Just when you think that the show can’t get any more delicious or delirious, out comes a line of tap-dancing Ku Klux Klansmen to take your breath away. (The Producers seems tame in comparison.) Tough though this act might seem to follow, Jerry Springer doesn’t end here: In the second act, Jerry finds himself in Hell — an even more hellish version of his own show during which Jesus Christ admits to being “a little bit gay.” The other guests include Adam and Eve, J.C.’s mother Mary (who was “raped by an angel,” she tells us), and even God, who descends from Heaven to declare: “It ain’t easy being me.” As the show detonates every taboo, with laughter ricocheting about the theater, it becomes an equal opportunity offender. Jerry Springer — The Opera is already lining up for a West End transfer, and Broadway won’t be far behind.
The show seems to have set the National Theatre, taken over by Nicholas Hytner in April, on a roll of creativity. The place has been galvanized by two sharp, smart new plays about city life, Scenes from the Big Picture (set in Belfast) and Elmina’s Kitchen (set in London). Meanwhile, Hytner has himself created an urgent staging of Shakespeare’s great war play Henry V that makes striking parallels with our recent forays into Iraq. As the publicity powerfully states it, “A charismatic leader in the flush of youth commits his troops to war. The risks are huge; the cause debatable; and bloodshed certain.”

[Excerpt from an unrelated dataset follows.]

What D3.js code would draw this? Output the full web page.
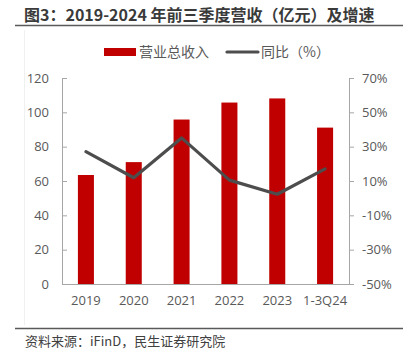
<!DOCTYPE html>
<html><head><meta charset="utf-8">
<script src="https://cdn.jsdelivr.net/npm/d3@7"></script>
<style>
html,body{margin:0;padding:0;background:#fff;}
svg{display:block;font-family:"Open Sans","Noto Sans CJK SC",sans-serif;}
</style></head>
<body><div id="chart"></div>
<script>
const categories = ["2019","2020","2021","2022","2023","1-3Q24"];
const revenue = [63.5, 71.0, 95.8, 105.7, 108.1, 91.1];
const growth = [27.1, 11.9, 35.1, 10.5, 2.3, 17.1];
const leftTicks = [0,20,40,60,80,100,120];
const rightTicks = [-50,-30,-10,10,30,50,70];

const W = 413, H = 350;
const svg = d3.select("#chart").append("svg").attr("width", W).attr("height", H);
const textColor = "#595959", axisColor = "#a6a6a6";

// faint frame line
svg.append("line").attr("x1",24.5).attr("x2",24.5).attr("y1",30).attr("y2",325)
  .attr("stroke","#f0f0f0").attr("stroke-width",1);

// title
svg.append("text").attr("x",24).attr("y",21)
  .attr("font-size",16).attr("font-weight","bold").attr("fill","#3a3a3a")
  .attr("font-family","'Noto Sans CJK SC',sans-serif")
  .text("图3：2019-2024 年前三季度营收（亿元）及增速");
svg.append("line").attr("x1",15).attr("x2",403).attr("y1",25.5).attr("y2",25.5)
  .attr("stroke","#595959").attr("stroke-width",1.5);

const x0 = 62, x1 = 349, yTop = 78, yBot = 284;
const x = d3.scaleBand().domain(categories).range([x0, x1]).paddingInner(0.665).paddingOuter(0.3325);
const yL = d3.scaleLinear().domain([0,120]).range([yBot, yTop]);
const yR = d3.scaleLinear().domain([-50,70]).range([yBot, yTop]);

// bars
svg.append("g").selectAll("rect").data(revenue).join("rect")
  .attr("x",(d,i)=>x(categories[i])).attr("width",x.bandwidth())
  .attr("y",d=>yL(d)).attr("height",d=>yBot-yL(d)).attr("fill","#c00000");

// left axis (ticks inward)
const gL = svg.append("g").attr("transform",`translate(${x0},0)`)
  .call(d3.axisRight(yL).tickValues(leftTicks).tickSize(5).tickSizeOuter(0).tickFormat(""));
gL.selectAll("path,line").attr("stroke",axisColor);
svg.append("g").selectAll("text").data(leftTicks).join("text")
  .attr("x",49).attr("y",d=>yL(d)).attr("dy","0.35em").attr("text-anchor","end")
  .attr("font-size",13).attr("fill",textColor).text(d=>d);

// right axis (ticks outward)
const gR = svg.append("g").attr("transform",`translate(${x1},0)`)
  .call(d3.axisRight(yR).tickValues(rightTicks).tickSize(5).tickSizeOuter(0).tickFormat(""));
gR.selectAll("path,line").attr("stroke",axisColor);
svg.append("g").selectAll("text").data(rightTicks).join("text")
  .attr("x",362).attr("y",d=>yR(d)).attr("dy","0.35em").attr("text-anchor","start")
  .attr("font-size",13).attr("fill",textColor).text(d=>d+"%");

// bottom axis
const gB = svg.append("g").attr("transform",`translate(0,${yBot})`)
  .call(d3.axisBottom(x).tickSize(0).tickSizeOuter(0));
gB.select("path").attr("stroke",axisColor);
gB.selectAll("text").attr("font-size",13).attr("fill",textColor)
  .attr("font-family","'Open Sans',sans-serif").attr("dy","1.35em");

// line
const line = d3.line().x((d,i)=>x(categories[i])+x.bandwidth()/2).y(d=>yR(d));
svg.append("path").datum(growth).attr("d",line).attr("fill","none")
  .attr("stroke","#4d4d4d").attr("stroke-width",3.2).attr("stroke-linejoin","round").attr("stroke-linecap","round");

// legend
svg.append("rect").attr("x",104).attr("y",48).attr("width",32).attr("height",8).attr("fill","#c00000");
svg.append("text").attr("x",139).attr("y",52).attr("dy","0.35em").attr("font-size",14)
  .attr("fill",textColor).attr("font-family","'Noto Sans CJK SC',sans-serif").text("营业总收入");
svg.append("line").attr("x1",227).attr("x2",258).attr("y1",52).attr("y2",52)
  .attr("stroke","#4d4d4d").attr("stroke-width",3.2).attr("stroke-linecap","round");
svg.append("text").attr("x",261).attr("y",52).attr("dy","0.35em").attr("font-size",14)
  .attr("fill",textColor).attr("font-family","'Noto Sans CJK SC',sans-serif").text("同比（%）");

// bottom rule + source
svg.append("line").attr("x1",15).attr("x2",403).attr("y1",328.5).attr("y2",328.5)
  .attr("stroke","#595959").attr("stroke-width",1.5);
svg.append("text").attr("x",25).attr("y",346).attr("font-size",13).attr("fill","#404040")
  .attr("font-family","'Noto Sans CJK SC',sans-serif").text("资料来源：iFinD，民生证券研究院");
</script></body></html>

The play is staged in modern dress and propelled into the media age: Some of the action takes place in footage seen on a giant wall of TV screens and battles are fought in fatigues. There are army jeeps on stage, and loud explosions are heard. The play and the production offer a forceful reminder of the price of kingship and kinship, proving that these questions endure across the centuries.